His own challenge is that his friend’s school system wants him to produce four unique programs that are about an hour and a half each. Cormier is accustomed to creating shows no longer than 12 minutes. He is mixing up a combination of pre-filmed shadow puppet performances, a pre-recorded tour of his studio, and a live session where kids can ask him questions.

He will also do what he calls an empowerment workshop about things kids may think they can’t do, like draw. “First draw a circle. It doesn’t matter if it’s round or perfect. Draw a square. Draw four lines coming off that. There, you have a cat. Anybody can do that,” he says. “Then cut it out and cut it into pieces and tape popsicle sticks or straws to it, and there you have a moving shadow puppet.”

Dave English, another puppeteer I know, uses puppetry as a means of reaching and teaching homeless kids. English, an accomplished marionette-maker, performer, writer, and filmmaker in Pittsburgh, Pennsylvania, uses simple modeling clay and a line of patter for this work.

Dave English is online, reaching homeless kids with modeling clay.

Working through the Homeless Children’s Education Fund of Pittsburgh, English does both group and one-on-one sessions: “So the kid might be logging in on a cell phone,” he says. “They might be coming in on a Kindle or a device from school.

“We have to figure out which device they have, if it works, how it works, how we can get it connected so they can participate.

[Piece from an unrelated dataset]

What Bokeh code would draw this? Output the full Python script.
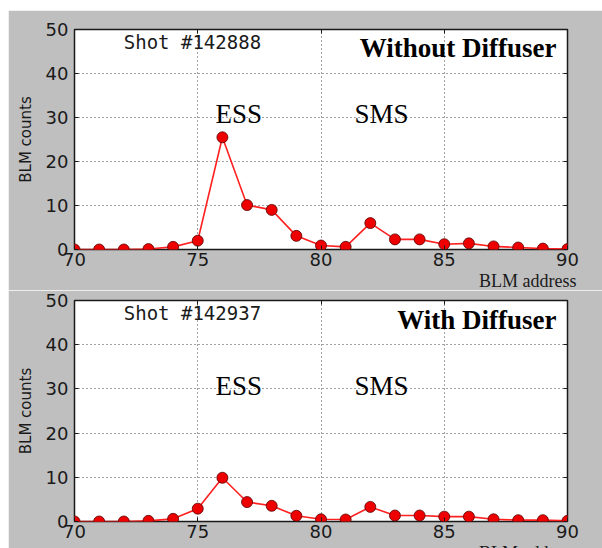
from bokeh.plotting import figure
from bokeh.layouts import column
from bokeh.models import (ColumnDataSource, FixedTicker, LinearAxis, Label,
                          CustomJSTickFormatter, Range1d, Title)
from bokeh.embed import file_html
from bokeh.resources import INLINE

# ---- data ----
blm_address = list(range(70, 91))
counts_without = [0, 0, 0, 0.1, 0.6, 2.0, 25.5, 10.1, 9.0, 3.1, 0.9, 0.6,
                  6.0, 2.3, 2.3, 1.2, 1.4, 0.7, 0.45, 0.2, 0.1]
counts_with = [0, 0, 0, 0.15, 0.6, 2.9, 9.9, 4.4, 3.55, 1.3, 0.5, 0.45,
               3.3, 1.35, 1.35, 1.1, 1.1, 0.5, 0.3, 0.3, 0.15]
x_ticks = [70, 75, 80, 85, 90]
y_ticks = [0, 10, 20, 30, 40, 50]
shots = ["Shot #142888", "Shot #142937"]
titles = ["Without Diffuser", "With Diffuser"]

GREY = "#bfbfbf"


def make_panel(counts, shot, title, border_top, frame_h, border_bottom, margin):
    p = figure(frame_width=493, frame_height=frame_h,
               min_border_left=66, min_border_right=35,
               min_border_top=border_top, min_border_bottom=border_bottom,
               x_range=Range1d(70, 90), y_range=Range1d(0, 50),
               output_backend="svg", toolbar_location=None,
               background_fill_color="white", border_fill_color=GREY)
    p.margin = margin
    p.outline_line_color = "#1a1a1a"
    p.outline_line_width = 1.5

    for ax in (p.xaxis[0], p.yaxis[0]):
        ax.major_tick_in = 4
        ax.major_tick_out = 0
        ax.minor_tick_in = 0
        ax.minor_tick_out = 0
        ax.axis_line_color = None
        ax.major_tick_line_color = "#1a1a1a"
        ax.major_label_text_font = "DejaVu Sans"
        ax.major_label_text_font_size = "18px"
        ax.major_label_text_color = "#1a1a1a"
    p.xaxis[0].ticker = FixedTicker(ticks=x_ticks)
    p.yaxis[0].ticker = FixedTicker(ticks=y_ticks)
    p.xaxis[0].major_label_standoff = 3
    p.xaxis[0].major_label_text_line_height = 0.7
    p.yaxis[0].major_label_standoff = 6
    p.yaxis[0].axis_label = "BLM counts"
    p.yaxis[0].axis_label_text_font = "DejaVu Sans"
    p.yaxis[0].axis_label_text_font_size = "15px"
    p.yaxis[0].axis_label_text_font_style = "normal"
    p.yaxis[0].axis_label_text_color = "#1a1a1a"
    p.yaxis[0].axis_label_standoff = 8

    # x axis label, right aligned and tucked up next to the tick labels
    xa = p.xaxis[0]
    placed = False
    try:
        xa.axis_label_align = "right"
        xa.axis_label = "BLM address"
        xa.axis_label_text_font = "Liberation Serif"
        xa.axis_label_text_font_size = "18px"
        xa.axis_label_text_font_style = "normal"
        xa.axis_label_text_color = "#1a1a1a"
        xa.axis_label_text_line_height = 0.7
        xa.axis_label_standoff = 0
        placed = True
    except Exception:
        xa.axis_label = None
    if not placed:
        p.add_layout(Title(text="BLM address", align="right", offset=-9,
                           text_font="Liberation Serif", text_font_size="18px",
                           text_font_style="normal", text_color="#1a1a1a",
                           standoff=0), "below")

    blank = CustomJSTickFormatter(code="return ''")
    for loc, tick in (("right", y_ticks), ("above", x_ticks)):
        ax = LinearAxis(ticker=FixedTicker(ticks=tick), formatter=blank,
                        major_tick_in=4, major_tick_out=0,
                        minor_tick_in=0, minor_tick_out=0,
                        axis_line_color=None, major_label_standoff=0,
                        major_tick_line_color="#1a1a1a",
                        major_label_text_font_size="1px")
        p.add_layout(ax, loc)

    p.grid.grid_line_color = "#444444"
    p.grid.grid_line_dash = "1 3"
    p.grid.grid_line_width = 1
    p.xgrid.ticker = FixedTicker(ticks=x_ticks)
    p.ygrid.ticker = FixedTicker(ticks=y_ticks)

    src = ColumnDataSource(dict(x=blm_address, y=counts))
    p.line("x", "y", source=src, line_color="#ff2020", line_width=1.6)
    p.scatter("x", "y", source=src, size=11, fill_color="#ee0000",
              line_color="#550000", line_width=0.8)

    p.add_layout(Label(x=72, y=47.1, text=shot, text_font="DejaVu Sans Mono",
                       text_font_size="19px", text_color="#1a1a1a",
                       text_baseline="alphabetic"))
    p.add_layout(Label(x=89.55, y=45.7, text=title, text_font="Liberation Serif",
                       text_font_style="bold", text_font_size="27px",
                       text_color="black", text_align="right",
                       text_baseline="alphabetic"))
    p.add_layout(Label(x=75.72, y=30.7, text="ESS", text_font="Liberation Serif",
                       text_font_size="27px", text_color="black",
                       text_baseline="alphabetic"))
    p.add_layout(Label(x=81.36, y=30.7, text="SMS", text_font="Liberation Serif",
                       text_font_size="27px", text_color="black",
                       text_baseline="alphabetic"))
    return p


p1 = make_panel(counts_without, shots[0], titles[0], 19, 220, 35, (10, 0, 0, 8))
p2 = make_panel(counts_with, shots[1], titles[1], 10, 221, 33, (0, 0, 0, 8))

layout = column(p1, p2, spacing=0)

open("out.html", "w").write(file_html(layout, INLINE))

Then they have a box of materials they have received from Homeless Children’s Education Fund.”

In a typical session of an hour, he sits at his bench in his studio in the Polish Hill district of Pittsburgh with gobs of modeling clay before him. Wherever the kid is, at a shelter or a one-night stay at somebody’s house, she or he has matching gobs of clay.

Maybe the lesson of the day is about the alphabet. But to some extent, English says, he must roll with the kid. “You can’t kick them out of class,” he says.

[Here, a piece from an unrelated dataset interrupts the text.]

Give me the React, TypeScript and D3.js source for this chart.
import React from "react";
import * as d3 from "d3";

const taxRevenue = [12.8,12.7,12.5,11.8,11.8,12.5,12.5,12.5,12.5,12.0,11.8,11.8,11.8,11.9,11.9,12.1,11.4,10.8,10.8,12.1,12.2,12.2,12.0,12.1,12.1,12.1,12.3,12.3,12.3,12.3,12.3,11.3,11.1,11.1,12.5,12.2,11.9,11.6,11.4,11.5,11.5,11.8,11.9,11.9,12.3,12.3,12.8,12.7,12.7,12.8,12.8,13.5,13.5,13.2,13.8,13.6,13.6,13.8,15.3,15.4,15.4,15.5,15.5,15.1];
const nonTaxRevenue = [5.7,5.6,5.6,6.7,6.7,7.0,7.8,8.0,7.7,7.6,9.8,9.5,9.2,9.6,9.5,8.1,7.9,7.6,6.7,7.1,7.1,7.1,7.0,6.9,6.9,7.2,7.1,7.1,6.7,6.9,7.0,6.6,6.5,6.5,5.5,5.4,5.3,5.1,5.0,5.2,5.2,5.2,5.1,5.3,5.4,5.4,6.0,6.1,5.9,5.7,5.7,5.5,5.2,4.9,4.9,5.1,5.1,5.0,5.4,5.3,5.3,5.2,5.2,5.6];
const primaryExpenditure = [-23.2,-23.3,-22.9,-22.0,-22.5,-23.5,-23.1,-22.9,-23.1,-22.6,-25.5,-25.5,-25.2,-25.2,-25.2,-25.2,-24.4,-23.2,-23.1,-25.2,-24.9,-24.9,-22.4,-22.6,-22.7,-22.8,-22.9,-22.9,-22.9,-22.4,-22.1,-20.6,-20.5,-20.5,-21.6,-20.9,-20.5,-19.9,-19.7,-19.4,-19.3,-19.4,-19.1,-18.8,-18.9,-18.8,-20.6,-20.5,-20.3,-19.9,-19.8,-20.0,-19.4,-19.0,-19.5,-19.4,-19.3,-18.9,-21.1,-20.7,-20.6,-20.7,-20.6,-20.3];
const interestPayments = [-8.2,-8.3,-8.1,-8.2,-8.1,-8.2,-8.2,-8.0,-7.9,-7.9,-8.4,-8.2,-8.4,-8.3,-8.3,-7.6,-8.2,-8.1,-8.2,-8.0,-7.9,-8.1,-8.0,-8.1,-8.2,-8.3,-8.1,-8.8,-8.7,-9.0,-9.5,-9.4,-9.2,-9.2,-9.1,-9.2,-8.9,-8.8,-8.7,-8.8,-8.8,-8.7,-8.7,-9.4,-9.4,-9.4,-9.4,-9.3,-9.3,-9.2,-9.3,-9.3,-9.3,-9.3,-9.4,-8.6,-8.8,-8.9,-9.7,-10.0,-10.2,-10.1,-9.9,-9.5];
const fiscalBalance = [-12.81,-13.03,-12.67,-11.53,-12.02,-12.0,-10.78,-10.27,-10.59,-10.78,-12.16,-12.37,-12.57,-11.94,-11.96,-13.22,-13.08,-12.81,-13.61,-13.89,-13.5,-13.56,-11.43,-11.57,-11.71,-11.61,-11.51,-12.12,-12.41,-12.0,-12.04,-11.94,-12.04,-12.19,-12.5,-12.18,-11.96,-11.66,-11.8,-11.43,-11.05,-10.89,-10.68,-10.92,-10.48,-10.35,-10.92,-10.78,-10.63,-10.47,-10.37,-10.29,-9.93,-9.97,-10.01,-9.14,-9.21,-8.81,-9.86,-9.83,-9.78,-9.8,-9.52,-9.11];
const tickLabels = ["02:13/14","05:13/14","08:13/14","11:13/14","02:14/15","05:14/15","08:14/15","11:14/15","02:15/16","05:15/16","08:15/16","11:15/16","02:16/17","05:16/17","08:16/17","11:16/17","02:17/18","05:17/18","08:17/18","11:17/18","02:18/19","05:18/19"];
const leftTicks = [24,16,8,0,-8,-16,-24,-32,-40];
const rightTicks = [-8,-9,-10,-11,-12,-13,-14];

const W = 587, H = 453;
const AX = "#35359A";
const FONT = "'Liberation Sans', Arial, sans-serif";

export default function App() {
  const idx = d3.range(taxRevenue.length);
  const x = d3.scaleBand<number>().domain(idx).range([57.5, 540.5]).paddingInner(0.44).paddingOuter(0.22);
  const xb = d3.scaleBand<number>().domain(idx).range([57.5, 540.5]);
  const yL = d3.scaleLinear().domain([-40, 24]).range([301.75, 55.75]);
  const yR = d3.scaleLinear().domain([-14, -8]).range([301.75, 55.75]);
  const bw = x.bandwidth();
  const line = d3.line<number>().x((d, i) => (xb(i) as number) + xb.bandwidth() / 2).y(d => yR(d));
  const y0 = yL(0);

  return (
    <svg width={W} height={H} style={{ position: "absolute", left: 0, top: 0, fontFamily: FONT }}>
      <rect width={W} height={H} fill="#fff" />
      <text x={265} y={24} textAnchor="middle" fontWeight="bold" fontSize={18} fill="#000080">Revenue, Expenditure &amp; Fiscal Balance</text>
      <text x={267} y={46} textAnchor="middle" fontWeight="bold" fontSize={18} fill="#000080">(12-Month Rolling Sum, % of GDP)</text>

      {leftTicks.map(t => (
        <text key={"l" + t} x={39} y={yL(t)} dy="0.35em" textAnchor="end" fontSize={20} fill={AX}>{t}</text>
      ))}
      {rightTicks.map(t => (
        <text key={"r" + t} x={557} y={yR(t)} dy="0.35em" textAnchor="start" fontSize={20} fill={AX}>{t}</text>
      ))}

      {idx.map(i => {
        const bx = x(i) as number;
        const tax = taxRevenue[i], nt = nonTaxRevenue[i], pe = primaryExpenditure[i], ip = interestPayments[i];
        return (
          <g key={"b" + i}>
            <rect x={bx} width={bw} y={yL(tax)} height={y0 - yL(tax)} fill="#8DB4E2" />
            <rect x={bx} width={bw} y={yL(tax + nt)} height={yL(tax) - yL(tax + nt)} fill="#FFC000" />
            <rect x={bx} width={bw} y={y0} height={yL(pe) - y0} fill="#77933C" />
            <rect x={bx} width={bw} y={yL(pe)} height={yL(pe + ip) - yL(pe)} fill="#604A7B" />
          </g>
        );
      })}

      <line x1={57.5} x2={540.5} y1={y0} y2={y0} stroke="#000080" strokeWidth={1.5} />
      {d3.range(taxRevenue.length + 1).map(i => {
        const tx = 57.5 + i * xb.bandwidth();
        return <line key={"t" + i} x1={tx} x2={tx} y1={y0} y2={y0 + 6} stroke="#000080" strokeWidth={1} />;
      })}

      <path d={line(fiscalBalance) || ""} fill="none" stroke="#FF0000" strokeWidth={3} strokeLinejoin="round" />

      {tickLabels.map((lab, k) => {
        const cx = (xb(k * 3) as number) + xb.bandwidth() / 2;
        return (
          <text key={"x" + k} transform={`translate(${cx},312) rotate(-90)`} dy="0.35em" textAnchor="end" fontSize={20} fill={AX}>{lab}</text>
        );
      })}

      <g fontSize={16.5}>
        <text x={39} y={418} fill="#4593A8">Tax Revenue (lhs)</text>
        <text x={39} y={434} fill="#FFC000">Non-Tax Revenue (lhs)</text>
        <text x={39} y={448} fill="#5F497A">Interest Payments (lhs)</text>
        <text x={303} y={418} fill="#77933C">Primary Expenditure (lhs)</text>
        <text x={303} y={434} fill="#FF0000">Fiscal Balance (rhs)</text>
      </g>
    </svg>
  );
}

Harrod, Cormier, and English all tell me they think art and theater can greatly inform virtual instruction, but all three say professional educators must be the centerpiece. They agree that all good teachers are performers anyway, and they say teachers today work under pressures that must be seen to be believed.

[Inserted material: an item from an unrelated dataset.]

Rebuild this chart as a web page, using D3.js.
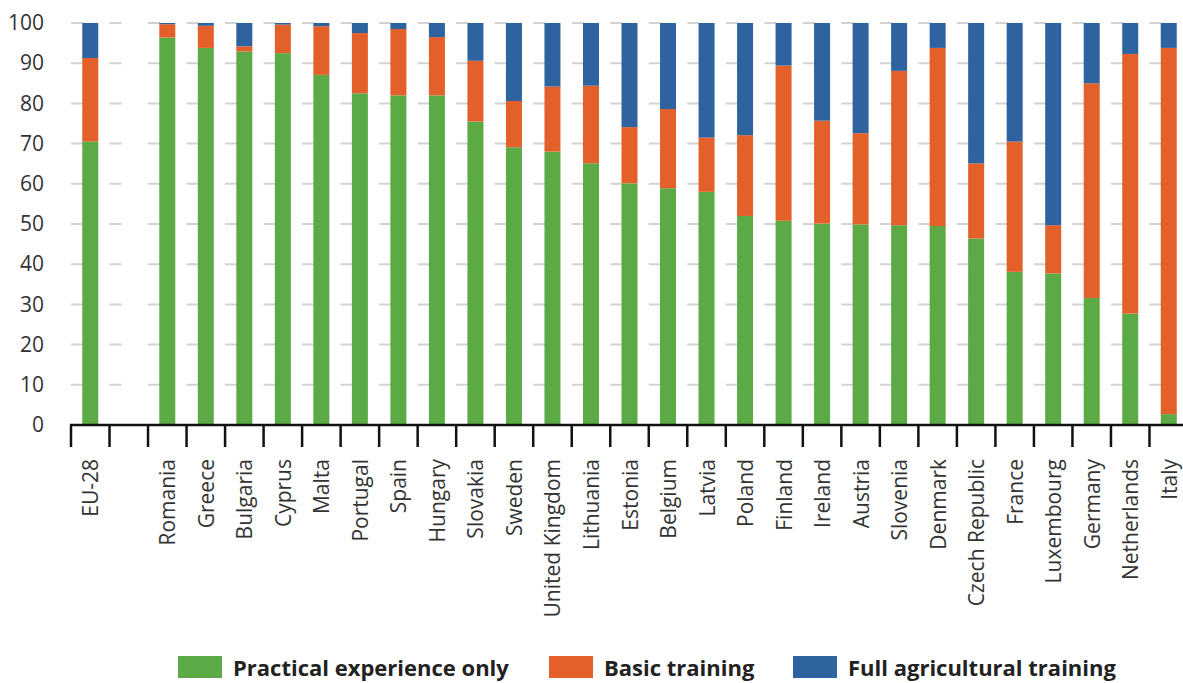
<!DOCTYPE html>
<html>
<head>
<meta charset="utf-8">
<script src="https://cdn.jsdelivr.net/npm/d3@7"></script>
<style>
  body { margin: 0; background: #fff; }
  svg { display: block; font-family: "Open Sans", sans-serif; }
  .tick text { fill: #333; }
</style>
</head>
<body>
<div id="chart"></div>
<script>
// the blank slot after EU-28 is kept as ''
const categories = ['EU-28', '', 'Romania', 'Greece', 'Bulgaria', 'Cyprus', 'Malta', 'Portugal', 'Spain',
  'Hungary', 'Slovakia', 'Sweden', 'United Kingdom', 'Lithuania', 'Estonia', 'Belgium', 'Latvia',
  'Poland', 'Finland', 'Ireland', 'Austria', 'Slovenia', 'Denmark', 'Czech Republic', 'France',
  'Luxembourg', 'Germany', 'Netherlands', 'Italy'];
const practical = [70.5, null, 96.4, 93.8, 92.9, 92.5, 87.1, 82.5, 82.0, 82.0, 75.5, 69.1, 68.0, 65.1,
  60.1, 58.9, 58.0, 52.0, 50.8, 50.1, 49.9, 49.7, 49.5, 46.4, 38.1, 37.7, 31.6, 27.7, 2.7];
const basic = [20.8, null, 3.3, 5.5, 1.3, 7.1, 12.1, 15.0, 16.5, 14.5, 15.1, 11.5, 16.2, 19.3,
  14.0, 19.7, 13.5, 20.1, 38.6, 25.6, 22.7, 38.4, 44.3, 18.7, 32.4, 12.0, 53.4, 64.6, 91.1];
const full = [8.7, null, 0.3, 0.7, 5.8, 0.4, 0.8, 2.5, 1.5, 3.5, 9.4, 19.4, 15.8, 15.6,
  25.9, 21.4, 28.5, 27.9, 10.6, 24.3, 27.4, 11.9, 6.2, 34.9, 29.5, 50.3, 15.0, 7.7, 6.2];
const yTicks = [0, 10, 20, 30, 40, 50, 60, 70, 80, 90, 100];

const keys = ['practical', 'basic', 'full'];
const labels = {practical: 'Practical experience only', basic: 'Basic training', full: 'Full agricultural training'};
const colors = {practical: '#5BAA45', basic: '#E3602A', full: '#2F63A0'};

const width = 1183;
const height = 683;
const margin = {top: 23, right: -5, bottom: 258, left: 71};

const data = categories.map((c, i) => ({
  key: 'c' + i, name: c,
  practical: practical[i], basic: basic[i], full: full[i]
}));

const xScale = d3.scaleBand()
  .domain(data.map(d => d.key))
  .range([margin.left, width - margin.right]);

const yScale = d3.scaleLinear()
  .domain([0, 100])
  .range([height - margin.bottom, margin.top]);

const barW = 16;

const svg = d3.select('#chart').append('svg')
  .attr('width', width)
  .attr('height', height);

// dashed gridlines
svg.append('g')
  .selectAll('line')
  .data(yTicks.filter(t => t > 0))
  .join('line')
  .attr('x1', margin.left)
  .attr('x2', width)
  .attr('y1', d => yScale(d))
  .attr('y2', d => yScale(d))
  .attr('stroke', '#d2d2d2')
  .attr('stroke-width', 2)
  .attr('stroke-dasharray', `12,${xScale.bandwidth() - 12}`);

// y axis, labels only
svg.append('g')
  .attr('transform', `translate(${margin.left},0)`)
  .call(d3.axisLeft(yScale).tickValues(yTicks).tickSize(0).tickPadding(27))
  .call(g => g.select('.domain').remove())
  .selectAll('text')
  .attr('font-size', 21)
  .attr('font-family', 'Open Sans, sans-serif');

// stacked bars
const stacked = d3.stack().keys(keys)(data.filter(d => d.practical !== null));

svg.append('g')
  .selectAll('g')
  .data(stacked)
  .join('g')
  .attr('fill', s => colors[s.key])
  .selectAll('rect')
  .data(s => s)
  .join('rect')
  .attr('x', d => xScale(d.data.key) + (xScale.bandwidth() - barW) / 2)
  .attr('width', barW)
  .attr('y', d => yScale(d[1]))
  .attr('height', d => yScale(d[0]) - yScale(d[1]));

// x axis: ticks on band edges
const xg = svg.append('g')
  .attr('transform', `translate(0,${yScale(0)})`);

xg.append('line')
  .attr('x1', margin.left - 1)
  .attr('x2', width)
  .attr('stroke', '#111')
  .attr('stroke-width', 2.5);

xg.selectAll('.edge')
  .data(data)
  .join('line')
  .attr('class', 'edge')
  .attr('x1', d => xScale(d.key))
  .attr('x2', d => xScale(d.key))
  .attr('y1', 0)
  .attr('y2', 22)
  .attr('stroke', '#111')
  .attr('stroke-width', 2.5);

xg.selectAll('.lbl')
  .data(data)
  .join('text')
  .attr('class', 'lbl')
  .attr('transform', d => `translate(${xScale(d.key) + xScale.bandwidth() / 2 + 8},34) rotate(-90)`)
  .attr('text-anchor', 'end')
  .attr('font-size', 21)
  .attr('fill', '#333')
  .text(d => d.name);

// legend
const legendItems = [
  {key: 'practical', x: 178},
  {key: 'basic', x: 549},
  {key: 'full', x: 793}
];
const lg = svg.append('g').attr('transform', 'translate(0,656)');
lg.selectAll('rect')
  .data(legendItems)
  .join('rect')
  .attr('x', d => d.x)
  .attr('width', 44)
  .attr('height', 22)
  .attr('fill', d => colors[d.key]);
lg.selectAll('text')
  .data(legendItems)
  .join('text')
  .attr('x', d => d.x + 55)
  .attr('y', 20)
  .attr('font-size', 22)
  .attr('font-weight', 'bold')
  .attr('fill', '#222')
  .text(d => labels[d.key]);
</script>
</body>
</html>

English tells me that he receives professional development training all the time from the professional educators, and that some of it is especially valuable.  For example, he has been trained in an area called trauma-informed instruction. An artist, he says, doesn’t necessarily know what to expect or how to deal with kids whose lives are unrelentingly traumatic.

I asked him what toll it takes on his own heart to be peering into the very tough lives of little kids every day. “It’s a mix,” he says. “When you’re seeing them enjoying it and they tell you they miss you and they thank you and say goodbye, it’s really gratifying. That’s legitimately good for your health.

“The negative stress of what’s going on in the news, the country, politics, everything, the pandemic, it all takes a physical toll on people. I’ve noticed the good vibe of helping kids is somewhat restorative.”

He told me about one little boy: “He let me know in our last session, ‘I can’t work on alphabet stuff today. I just want to make clay creatures.’ He told this lengthy complicated story using big multi-syllable words about tacos and how he likes tacos. So we made clay tacos.

“He was talking to me on a screen. He had another computer that was given to him by his school. He wanted me to watch him do his school work. So he took my face and aimed it at the other computer screen and worked on it. I was like, ‘Well, OK, if you want to do that work, I think that’s really great. I think that’s really smart of you. Do you want me to leave you alone?’

“He said ‘No, no, are you still there?’ He said he wanted to teach me what he was learning in school. It was an emotional need to have a buddy. So for the last 40 minutes of my time with him, I sat there quietly watching a screen of him looking at another screen.”